What I cannot get a handle on is why the difference of emphasis? Where is the "corporate" covenant taking FV? Under the Old Testament "rules" I can see something of what FV is expounding. 

_*They do seem to overlook however the distinction between corporate accountability and individual responsibility.*_

In speaking of the exodus from egypt as a saving act there seems to be a conflation of ideas, rescuing a nation from slavery and saving an individual on the Day of judgment. Immediately following this "saving" a whole generation perishes in the desert. Only two men are singled out as faithful and live to enter the Promised Land.

Now granted that the above is not explicitly taught but rather inferred I cannot see where FV is actually going? There seems to be a nebulous idea of a "corporate covenant" and a downplaying of individual responsibility. Paul is said to never have claimed to have had a conversion experience. He was a Pharisee and remained a Pharisee - and? I was Scottish before my conversion and Scottish afterwards (although you could say my allegiance changed). I can find no mention of the apostles being converted or being baptised! Does this silence on the part of scripture mean that it did not take place?

Besides, the covenant with the Jews was just that, as Paul points out we are the unatural branches, cut from our root stock and grafted into Israel. 

I have no doubt that FV is "recovering" the Jewish understanding of national salvation at the time of Jesus. The point is, that this is specifically what Paul had to correct! Stephen is stoned - not when he preaches Jesus but when he talks of how the Jews have treated prophets in the past and more recently the Messiah! He rams home the message that they are rejecting the prophet sent them! Being Jewish does not make them righteous but prone to kill the prophets sent them! (OK that is a bit extreme but I thing it is a fair paraphrase of Stephens sermon, particularly Acts 7:52) Paul makes a distinction between Israel (the physical descendants) and Israel (the spiritual descendants) in Romans 9:6.

Confronted with such a distinction as Paul makes in Romans 9:6 how does FV cope.
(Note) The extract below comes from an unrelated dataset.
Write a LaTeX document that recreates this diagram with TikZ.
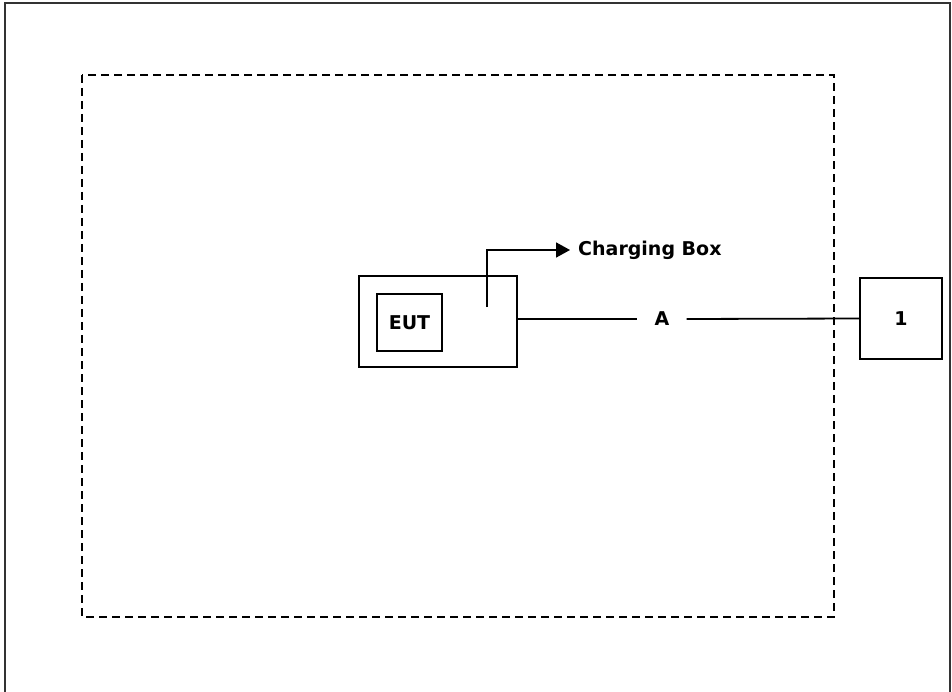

Surely this is the distinguishing feature of New Testament from the Old Testament: the distinction between corporate accountability and individual responsibility.

What was implicit in the OT is explicit in the NT. To use an analogy from the TV screen - the contrast is turned up. Personal responsibility is at the forefront. It seems to me that what i have heard of FV wants to turn the clock back. Then again Dwight is within the Messianic Judaism camp which (In my humble opinion) wants to return to the shadow rather than the substance in other ways. (Hebrews 8:5, 10:1)


----------



## Eoghan (Feb 5, 2010)

I should explain that this started out as a Bible study on Romans in which all commentaries were to be banned to level the playing field between Calvanist and Arminian. Then somebody brought Dwight Prior along and - well "mission creep" set in.


----------



## Eoghan (Feb 10, 2010)

I am having trouble pinning down the distinctives of the NP (this seems to be a characteristic from what I have read of other posts) I would appreciate some feedback as to whether I have a grip on NP or not.

Please?


----------



## itsreed (Feb 11, 2010)

Eoghan: it might be helpful if you could put all that into a few questions. (Aside from the Apostle one. As to that, some of the apostles first followed John the Baptist. Second, consider Peter's profession of faith as a conversion.)


----------



## Eoghan (Feb 11, 2010)

Feel free to respond to any part. 

I say too little - "give some more detail", I say too much - "narrow it down". If only there were a set wordcount ;-)


----------